The summary contained in the Ladakh Chronicles includes six main clauses of the treaty:
1. A general declaration of principle that the region of Guge (mNa'-ris-sKorgSum) was divided into three separate kingdoms in the 10th century;
2. The Tibetan recognition of the independence of Ladakh and the restriction for the King of Ladakh from inviting foreign armies into Ladakh;
3. The regulation of trade of goat-wool, subdivided into two subclauses, for Guge and the northern plain of Tibet (Byaṅ-thaṅ);
4. A clause fixing the Ladakh-Tibet frontier at the Lha-ri stream at Demchok, but granting Ladakh an enclave at Men-ser;
5. Another clause regulating Ladakh-Tibet trade;
6. The arrangement of a fee to Mi-'pham dBaṅ-po (then-regent of Ladakh) for his cost in arranging the treaty.

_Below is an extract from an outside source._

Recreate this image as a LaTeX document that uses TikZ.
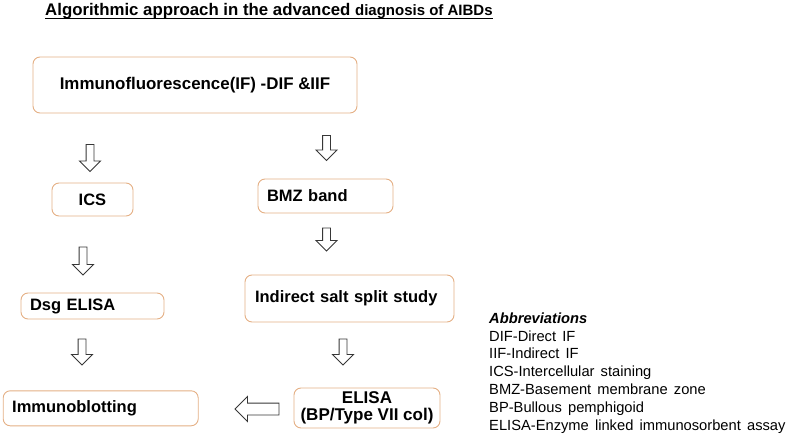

The trade regulations provided for Ladakh's exclusive right to trade in pashmina wool produced in Tibet, in exchange for brick-tea from Ladakh. Ladakh was also bound to send periodic missions to Lhasa carrying presents for the Dalai Lama. The fee in the sixth clause was later paid by Desi Sangye Gyatso to Mi-'pham dBaii-po in the form of three estates in Tibet sometime between the autumn of 1684 and 1685.